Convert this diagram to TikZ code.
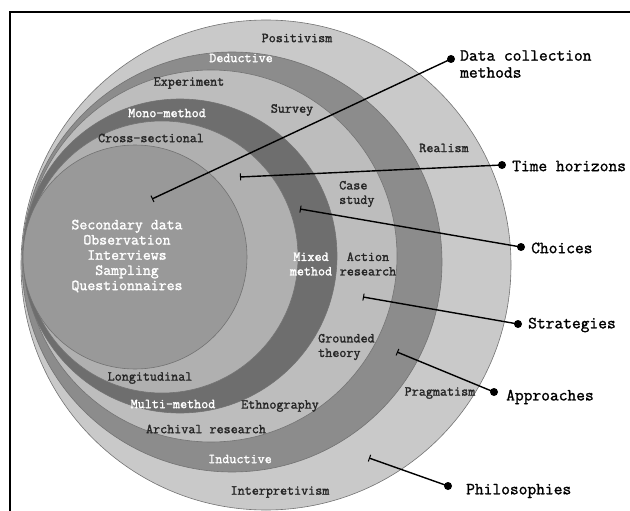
\documentclass[tikz,border=0pt]{standalone}
\usepackage{fontspec}
\newfontfamily\onionfont[FakeBold=1.6]{Latin Modern Mono}
\newfontfamily\tagfont[FakeBold=1.4]{Latin Modern Mono}
\usetikzlibrary{arrows.meta}
\definecolor{philo}{gray}{0.79}
\definecolor{appro}{gray}{0.55}
\definecolor{strat}{gray}{0.74}
\definecolor{choic}{gray}{0.43}
\definecolor{timeh}{gray}{0.69}
\definecolor{datac}{gray}{0.60}
\tikzset{
  layer/.style={draw=black!55, line width=0.6pt},
  lbl/.style={font=\onionfont\fontsize{13.7}{14.5}\selectfont, text=black!85, inner sep=0pt},
  wlbl/.style={lbl, text=white},
  tag/.style={font=\tagfont\fontsize{17}{17}\selectfont, anchor=west, inner sep=0pt, align=left},
  dot/.style={circle, fill=black, inner sep=0pt, minimum size=8pt},
  pointer/.style={line width=1.4pt, {Bar[width=7pt,line width=1pt]}-},
}
\begin{document}
\begin{tikzpicture}[x=1pt,y=-1pt]
\useasboundingbox (0,0) rectangle (630,511);
\begin{scope}
\clip (0,0) rectangle (630,511);
\draw[line width=2pt] (10,12) rectangle (650,530);
\end{scope}

% nested layers of the onion
\fill[philo, layer] (266,265) circle (245);
\fill[appro, layer] (232,262) circle (210);
\fill[strat, layer] (211,256) circle (186);
\fill[choic, layer] (180,256) circle (157);
\fill[timeh, layer] (162,257) circle (136);
\fill[datac, layer] (135,257) circle (112);

% layer labels
\node[lbl]  (positivism) at (297,38)  {Positivism};
\node[wlbl] (deductive)  at (241,58)  {Deductive};
\node[lbl]  (experiment) at (189,83)  {Experiment};
\node[lbl]  (survey)     at (292,110) {Survey};
\node[wlbl] (mono)       at (167,113) {Mono-method};
\node[lbl]  (cross)      at (151,138) {Cross-sectional};
\node[lbl]  (realism)    at (444,148) {Realism};
\node[lbl, align=left, anchor=west] (casestudy) at (339,194) {Case\\study};
\node[wlbl, align=center] (mixed)  at (311,264) {Mixed\\method};
\node[lbl, align=center]  (action) at (368,264) {Action\\research};
\node[lbl, align=left, anchor=west] (grounded) at (318,347) {Grounded\\theory};
\node[lbl]  (pragmatism) at (440,393) {Pragmatism};
\node[lbl]  (ethno)      at (280,406) {Ethnography};
\node[lbl]  (longi)      at (150,378) {Longitudinal};
\node[wlbl] (multi)      at (173,404) {Multi-method};
\node[lbl]  (archival)   at (206,429) {Archival research};
\node[wlbl] (inductive)  at (240,459) {Inductive};
\node[lbl]  (interp)     at (280,492) {Interpretivism};
\node[wlbl, align=center, font=\onionfont\fontsize{15.4}{15.2}\selectfont] (methods) at (127,256)
  {Secondary data\\Observation\\Interviews\\Sampling\\Questionnaires};

% pointer ends inside the layers
\coordinate (pData)  at (152,199);
\coordinate (pTime)  at (240,177);
\coordinate (pChoi)  at (300,209);
\coordinate (pStrat) at (363,297);
\coordinate (pAppr)  at (397,352);
\coordinate (pPhil)  at (369,458);

% dots and their captions
\node[dot] (dData)  at (451,59)  {};
\node[dot] (dTime)  at (502,165) {};
\node[dot] (dChoi)  at (521,247) {};
\node[dot] (dStrat) at (518,324) {};
\node[dot] (dAppr)  at (494,392) {};
\node[dot] (dPhil)  at (448,486) {};

\node[tag] (tData)  at (460,64)  {Data collection\\methods};
\node[tag] (tTime)  at (512,166) {Time horizons};
\node[tag] (tChoi)  at (531,248) {Choices};
\node[tag] (tStrat) at (528,325) {Strategies};
\node[tag] (tAppr)  at (506,397) {Approaches};
\node[tag] (tPhil)  at (466,491) {Philosophies};

\draw[pointer] (pData)  -- (dData.center);
\draw[pointer] (pTime)  -- (dTime.center);
\draw[pointer] (pChoi)  -- (dChoi.center);
\draw[pointer] (pStrat) -- (dStrat.center);
\draw[pointer] (pAppr)  -- (dAppr.center);
\draw[pointer] (pPhil)  -- (dPhil.center);
\end{tikzpicture}
\end{document}
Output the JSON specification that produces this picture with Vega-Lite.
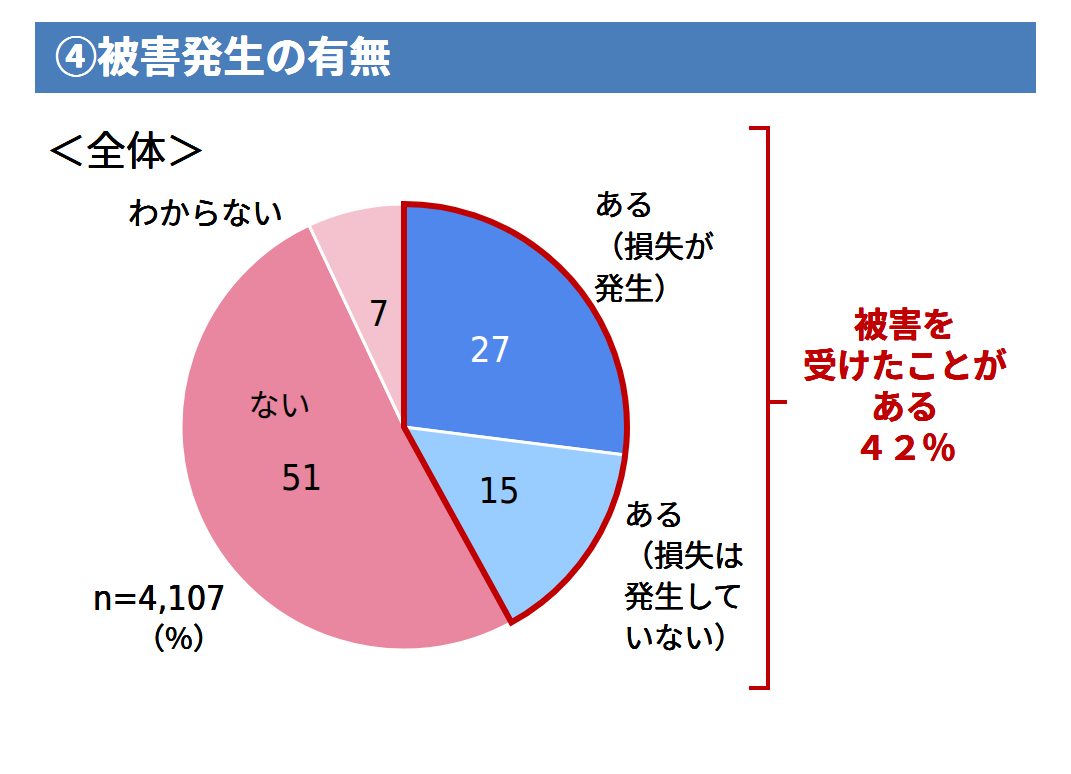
{
  "$schema": "https://vega.github.io/schema/vega-lite/v6.json",
  "width": 1071,
  "height": 774,
  "autosize": {"type": "fit", "contains": "padding"},
  "padding": 0,
  "background": "white",
  "config": {"view": {"stroke": null}, "font": "Noto Sans CJK JP"},
  "datasets": {
    "damage": [
      {"cat": "ある（損失が発生）", "value": 27, "grp": "被害あり", "ord": 1},
      {"cat": "ある（損失は発生していない）", "value": 15, "grp": "被害あり", "ord": 2},
      {"cat": "ない", "value": 51, "grp": "被害なし", "ord": 3},
      {"cat": "わからない", "value": 7, "grp": "被害なし", "ord": 4}
    ]
  },
  "data": {"name": "damage"},
  "layer": [
    {
      "mark": {"type": "rect", "x": 35, "x2": 1036, "y": 22, "y2": 93, "fill": "#4A7EBB"},
      "encoding": {}
    },
    {
      "mark": {"type": "text", "x": 55, "y": 59, "text": "④被害発生の有無", "align": "left", "baseline": "middle", "fontSize": 42, "fontWeight": "bold", "color": "white"},
      "encoding": {}
    },
    {
      "mark": {"type": "text", "x": 46, "y": 153, "text": "＜全体＞", "align": "left", "baseline": "middle", "fontSize": 40, "color": "black"},
      "encoding": {}
    },
    {
      "mark": {"type": "arc", "x": 404, "y": 427, "outerRadius": 223, "stroke": "white", "strokeWidth": 3},
      "encoding": {
        "theta": {"field": "value", "type": "quantitative", "stack": true},
        "order": {"field": "ord", "type": "quantitative"},
        "color": {
          "field": "cat",
          "type": "nominal",
          "scale": {
            "domain": ["ある（損失が発生）", "ある（損失は発生していない）", "ない", "わからない"],
            "range": ["#5087EC", "#99CCFF", "#E8879F", "#F4C2CE"]
          },
          "legend": null
        }
      }
    },
    {
      "transform": [
        {"filter": "datum.grp === '被害あり'"},
        {"aggregate": [{"op": "sum", "field": "value", "as": "total"}], "groupby": ["grp"]}
      ],
      "mark": {"type": "arc", "x": 404, "y": 427, "outerRadius": 223, "filled": false, "stroke": "#C00000", "strokeWidth": 6, "strokeJoin": "miter"},
      "encoding": {
        "theta": {"field": "total", "type": "quantitative", "stack": true}
      }
    },
    {
      "mark": {"type": "text", "x": 404, "y": 427, "radius": 115, "fontSize": 36, "font": "Liberation Sans Narrow, DejaVu Sans Condensed, Roboto, sans-serif", "baseline": "middle", "align": "center"},
      "encoding": {
        "theta": {"field": "value", "type": "quantitative", "stack": true},
        "order": {"field": "ord", "type": "quantitative"},
        "text": {"field": "value", "type": "quantitative"},
        "color": {"condition": {"test": "datum.ord === 1", "value": "white"}, "value": "black"}
      }
    },
    {
      "mark": {"type": "text", "x": 404, "y": 427, "radius": 115, "dx": -22, "dy": -72, "fontSize": 31, "baseline": "middle", "align": "center", "color": "black"},
      "encoding": {
        "theta": {"field": "value", "type": "quantitative", "stack": true},
        "order": {"field": "ord", "type": "quantitative"},
        "text": {"condition": {"test": "datum.cat === 'ない'", "value": "ない"}, "value": ""}
      }
    },
    {
      "mark": {"type": "text", "x": 594, "y": 206, "text": "ある\n（損失が\n発生）", "lineBreak": "\n", "lineHeight": 42, "align": "left", "baseline": "middle", "fontSize": 30, "color": "black"},
      "encoding": {}
    },
    {
      "mark": {"type": "text", "x": 624, "y": 516, "text": "ある\n（損失は\n発生して\nいない）", "lineBreak": "\n", "lineHeight": 41, "align": "left", "baseline": "middle", "fontSize": 30, "color": "black"},
      "encoding": {}
    },
    {
      "mark": {"type": "text", "x": 128, "y": 215, "text": "わからない", "align": "left", "baseline": "middle", "fontSize": 31, "color": "black"},
      "encoding": {}
    },
    {
      "mark": {"type": "text", "x": 93, "y": 600, "text": "n=4,107", "align": "left", "baseline": "middle", "fontSize": 34, "font": "Liberation Sans Narrow, DejaVu Sans Condensed, Roboto, sans-serif", "color": "black"},
      "encoding": {}
    },
    {
      "mark": {"type": "text", "x": 135, "y": 640, "text": "（%）", "align": "left", "baseline": "middle", "fontSize": 30, "color": "black"},
      "encoding": {}
    },
    {
      "mark": {"type": "rect", "x": 749, "x2": 770, "y": 126, "y2": 130, "fill": "#C00000"},
      "encoding": {}
    },
    {
      "mark": {"type": "rect", "x": 766, "x2": 770, "y": 126, "y2": 690, "fill": "#C00000"},
      "encoding": {}
    },
    {
      "mark": {"type": "rect", "x": 766, "x2": 787, "y": 400, "y2": 404, "fill": "#C00000"},
      "encoding": {}
    },
    {
      "mark": {"type": "rect", "x": 749, "x2": 770, "y": 686, "y2": 690, "fill": "#C00000"},
      "encoding": {}
    },
    {
      "mark": {"type": "text", "x": 905, "y": 327, "text": "被害を\n受けたことが\nある\n４２％", "lineBreak": "\n", "lineHeight": 41, "align": "center", "baseline": "middle", "fontSize": 34, "fontWeight": "bold", "color": "#C00000"},
      "encoding": {}
    }
  ]
}
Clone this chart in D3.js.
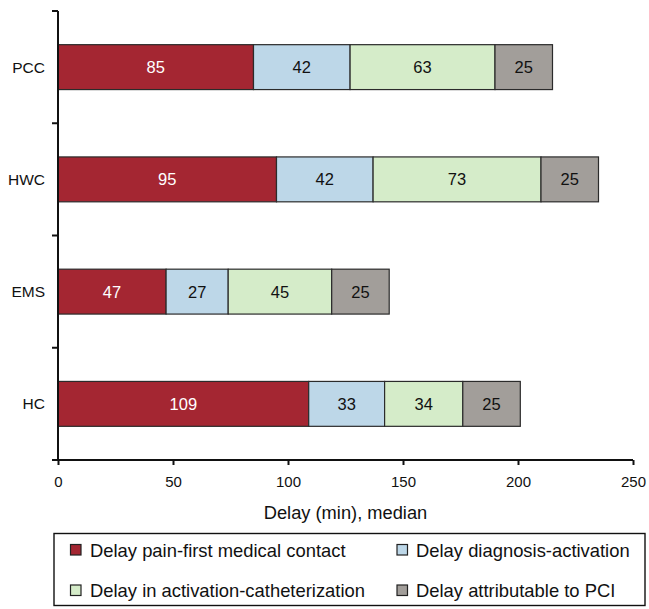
<!DOCTYPE html>
<html>
<head>
<meta charset="utf-8">
<script src="https://cdn.jsdelivr.net/npm/d3@7/dist/d3.min.js"></script>
<style>
  html, body { margin: 0; padding: 0; background: #fff; }
  svg { display: block; font-family: "Liberation Sans", Arial, sans-serif; }
</style>
</head>
<body>
<svg id="chart" width="649" height="609"></svg>
<script>
// Median delay components (minutes) per referral pathway
const categories = ["PCC", "HWC", "EMS", "HC"];
const seriesNames = [
  "Delay pain-first medical contact",
  "Delay diagnosis-activation",
  "Delay in activation-catheterization",
  "Delay attributable to PCI"
];
const painToContact = [85, 95, 47, 109];
const diagnosisToActivation = [42, 42, 27, 33];
const activationToCath = [63, 73, 45, 34];
const pciDelay = [25, 25, 25, 25];
const xTicks = [0, 50, 100, 150, 200, 250];

const seriesValues = [painToContact, diagnosisToActivation, activationToCath, pciDelay];
const colors = ["#a42632", "#bdd7e8", "#d5ecc9", "#a29e9a"];
const labelColors = ["#ffffff", "#111111", "#111111", "#111111"];

const svg = d3.select("#chart");
const margin = { left: 58, right: 16, top: 11, bottom: 149 };
const W = 649, H = 609;
const plotBottom = H - margin.bottom;

const x = d3.scaleLinear().domain([0, 250]).range([margin.left, 633]);
const y = d3.scaleBand().domain(categories).range([margin.top, plotBottom])
  .paddingInner(0.6).paddingOuter(0.3);

// Stack the segments
const table = categories.map((c, i) => {
  const row = { cat: c };
  seriesNames.forEach((s, k) => row[s] = seriesValues[k][i]);
  return row;
});
const stacked = d3.stack().keys(seriesNames)(table);

const g = svg.append("g");
stacked.forEach((layer, k) => {
  const lg = g.append("g");
  lg.selectAll("rect").data(layer).join("rect")
    .attr("x", d => x(d[0]))
    .attr("y", d => y(d.data.cat))
    .attr("width", d => x(d[1]) - x(d[0]))
    .attr("height", y.bandwidth())
    .attr("fill", colors[k])
    .attr("stroke", "#2b2b2b")
    .attr("stroke-width", 1.2);
  lg.selectAll("text").data(layer).join("text")
    .attr("x", d => (x(d[0]) + x(d[1])) / 2)
    .attr("y", d => y(d.data.cat) + y.bandwidth() / 2)
    .attr("dy", "0.36em")
    .attr("text-anchor", "middle")
    .attr("font-size", 16.5)
    .attr("fill", labelColors[k])
    .text(d => d[1] - d[0]);
});

// Y axis: category labels, ticks at band boundaries
const yAxisG = svg.append("g");
yAxisG.append("line")
  .attr("x1", margin.left).attr("x2", margin.left)
  .attr("y1", margin.top).attr("y2", plotBottom)
  .attr("stroke", "#111").attr("stroke-width", 2);
const boundaries = d3.range(categories.length + 1).map(i => margin.top + i * (plotBottom - margin.top) / categories.length);
yAxisG.selectAll("line.tick").data(boundaries).join("line")
  .attr("class", "tick")
  .attr("x1", margin.left - 6).attr("x2", margin.left)
  .attr("y1", d => d).attr("y2", d => d)
  .attr("stroke", "#111").attr("stroke-width", 2);
yAxisG.selectAll("text").data(categories).join("text")
  .attr("x", margin.left - 13)
  .attr("y", d => y(d) + y.bandwidth() / 2)
  .attr("dy", "0.36em")
  .attr("text-anchor", "end")
  .attr("font-size", 15.5)
  .attr("fill", "#111")
  .text(d => d);

// X axis
const xAxis = d3.axisBottom(x).tickValues(xTicks).tickSize(5).tickPadding(11);
const xg = svg.append("g").attr("transform", `translate(0,${plotBottom})`).call(xAxis);
xg.select(".domain").attr("stroke", "#111").attr("stroke-width", 2)
  .attr("d", `M${x(0)},0H${x(250)}`);
xg.selectAll(".tick line").attr("stroke", "#111").attr("stroke-width", 2);
xg.selectAll(".tick text").attr("font-size", 15).attr("fill", "#111")
  .attr("font-family", "Liberation Sans, Arial, sans-serif");

svg.append("text")
  .attr("x", (x(0) + x(250)) / 2)
  .attr("y", 519)
  .attr("text-anchor", "middle")
  .attr("font-size", 18.3)
  .attr("fill", "#111")
  .text("Delay (min), median");

// Legend
const legend = svg.append("g");
legend.append("rect")
  .attr("x", 54).attr("y", 533.5).attr("width", 591).attr("height", 72)
  .attr("fill", "none").attr("stroke", "#111").attr("stroke-width", 1.4);
const legendPos = [[70.5, 544.5], [397, 544.5], [70.5, 585], [397, 585]];
const legendTextX = [90, 416, 90, 416];
seriesNames.forEach((s, k) => {
  const [lx, ly] = legendPos[k];
  legend.append("rect")
    .attr("x", lx).attr("y", ly).attr("width", 10.5).attr("height", 10.5)
    .attr("fill", colors[k]).attr("stroke", "#222").attr("stroke-width", 1.2);
  legend.append("text")
    .attr("x", legendTextX[k]).attr("y", ly + 12)
    .attr("font-size", 18.4)
    .attr("fill", "#111")
    .text(s);
});
</script>
</body>
</html>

**Exercise aim:**
Collect, from the material above, every line containing the word "chart".

**Result for this exercise:**
Clone this chart in D3.js.
<svg id="chart" width="649" height="609"></svg>
const svg = d3.select("#chart");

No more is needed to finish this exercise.